Manchmal frage ich mich, ob wir nicht manches im Leben alleine tun müssen;
und dieses Manches am Ende vielleicht sogar alles ist.
Durch Frankreich bin ich gefahren, einen ganzen Tag und die halbe Nacht lang. Nicht, dass ich das zuvor nicht schon öfter getan hätte, doch noch nie zu dieser Jahreszeit; und nie in dieser Richtung. Dieses Land, zuweilen ungemein weitläufig, noch immer so viele kärgliche oder gar nicht besiedelte Gebiete. All der Wald, die endlosen Wiesen und Felder. Das alles strotzte nur so vor grün; und mir war, als hätte ich vergessen gehabt, wie der Frühling ist; vielleicht, weil ich noch am frühen Morgen bei Schnee und Nebel zwischen Bergen aufgewacht war. Ich zählte Orte, die mir links und rechts der Straße auffielen und die ich gerne einmal gemeinsam mit jemandem besucht hätte, bis es zu viele waren. Zu viele Orte für ein Leben, so wie auch nur ein einzelner zu viel für meines wäre. Ich habe keine Bilder aufgenommen, sondern den Blick unentwegt von Fenster zu Fenster schweifen lassen und dabei alles in mich aufgesogen. Jeden einzelnen Kilometer. Und gehofft habe ich, von ganzem Herzen, dass das alles einen Platz in mir finden und dort verweilen wird.

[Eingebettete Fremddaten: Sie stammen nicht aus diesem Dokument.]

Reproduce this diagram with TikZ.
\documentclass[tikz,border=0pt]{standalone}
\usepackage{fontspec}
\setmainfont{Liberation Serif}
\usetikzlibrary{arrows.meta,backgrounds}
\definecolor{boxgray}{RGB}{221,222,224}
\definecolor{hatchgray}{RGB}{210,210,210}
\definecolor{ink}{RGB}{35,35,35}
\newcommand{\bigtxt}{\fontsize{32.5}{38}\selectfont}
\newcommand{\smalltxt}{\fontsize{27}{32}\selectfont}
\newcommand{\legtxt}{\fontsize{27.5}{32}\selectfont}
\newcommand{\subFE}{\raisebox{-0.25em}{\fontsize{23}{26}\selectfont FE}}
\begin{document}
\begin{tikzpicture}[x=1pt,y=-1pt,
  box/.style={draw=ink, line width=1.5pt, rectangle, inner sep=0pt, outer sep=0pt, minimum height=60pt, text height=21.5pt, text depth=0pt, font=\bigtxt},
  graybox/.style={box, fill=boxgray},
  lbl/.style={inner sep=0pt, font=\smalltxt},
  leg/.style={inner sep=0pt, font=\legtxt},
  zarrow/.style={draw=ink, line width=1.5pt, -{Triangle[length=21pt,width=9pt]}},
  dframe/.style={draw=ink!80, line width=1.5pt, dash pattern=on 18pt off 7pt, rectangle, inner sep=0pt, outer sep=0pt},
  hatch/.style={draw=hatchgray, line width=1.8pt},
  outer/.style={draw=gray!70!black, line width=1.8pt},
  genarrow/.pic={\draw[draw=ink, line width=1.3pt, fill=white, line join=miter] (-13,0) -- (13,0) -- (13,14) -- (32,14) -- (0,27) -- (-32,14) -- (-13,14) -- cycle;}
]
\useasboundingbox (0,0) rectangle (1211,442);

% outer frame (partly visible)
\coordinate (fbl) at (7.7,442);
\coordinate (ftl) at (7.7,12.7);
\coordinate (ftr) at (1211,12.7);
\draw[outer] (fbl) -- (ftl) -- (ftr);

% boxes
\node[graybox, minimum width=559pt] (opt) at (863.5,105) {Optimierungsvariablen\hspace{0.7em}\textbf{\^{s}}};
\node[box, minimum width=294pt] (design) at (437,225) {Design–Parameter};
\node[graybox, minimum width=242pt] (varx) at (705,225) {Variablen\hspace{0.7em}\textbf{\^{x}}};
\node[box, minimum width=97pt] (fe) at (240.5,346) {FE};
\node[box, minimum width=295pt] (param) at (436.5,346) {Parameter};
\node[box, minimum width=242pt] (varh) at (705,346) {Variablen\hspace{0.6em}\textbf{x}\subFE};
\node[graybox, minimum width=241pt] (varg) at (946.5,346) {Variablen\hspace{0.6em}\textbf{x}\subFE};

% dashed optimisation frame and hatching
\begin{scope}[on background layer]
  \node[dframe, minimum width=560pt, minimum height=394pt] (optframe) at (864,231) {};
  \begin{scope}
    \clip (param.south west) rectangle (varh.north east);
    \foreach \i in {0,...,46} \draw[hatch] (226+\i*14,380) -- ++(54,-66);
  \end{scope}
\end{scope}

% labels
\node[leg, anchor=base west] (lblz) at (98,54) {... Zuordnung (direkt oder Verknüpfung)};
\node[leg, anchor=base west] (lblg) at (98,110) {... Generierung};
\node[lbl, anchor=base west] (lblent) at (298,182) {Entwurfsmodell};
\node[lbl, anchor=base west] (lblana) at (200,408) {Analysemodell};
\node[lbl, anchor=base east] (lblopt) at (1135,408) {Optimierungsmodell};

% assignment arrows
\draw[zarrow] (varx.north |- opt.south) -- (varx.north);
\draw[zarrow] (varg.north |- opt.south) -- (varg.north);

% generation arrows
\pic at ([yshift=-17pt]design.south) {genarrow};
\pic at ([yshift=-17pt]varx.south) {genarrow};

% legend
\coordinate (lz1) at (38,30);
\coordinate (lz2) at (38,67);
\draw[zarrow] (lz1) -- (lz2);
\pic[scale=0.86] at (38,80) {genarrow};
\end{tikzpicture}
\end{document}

Auch zwei junge Menschen sah ich, die im Dampf, den ein Schauer in der Abendsonne hinterließ, zwischen Bäumen spazierten; und vielleicht hätte ich in diesem Moment mein Leben für ihres gegeben, hatten sie doch eines, das mir immer fremd geblieben war. Und natürlich, manchmal stelle ich mir noch immer gerne vor, dass Du noch wärst und wir ebenso an Sommerabenden inmitten der Landschaft gestanden, auf Felder und Wiesen hinausgesehen hätten. Die Fingerspitzen im Korn, den Wind in den Haaren. Doch, wenn ich so dahinfahre, von einem Land zu einem anderen, frage ich mich, ob wir nicht manches im Leben alleine tun müssen; und dieses Manches am Ende vielleicht sogar alles ist. Aber, auch wenn ich dabei schweige,- wortlos bin ich nicht. Nur hören kann mich niemand.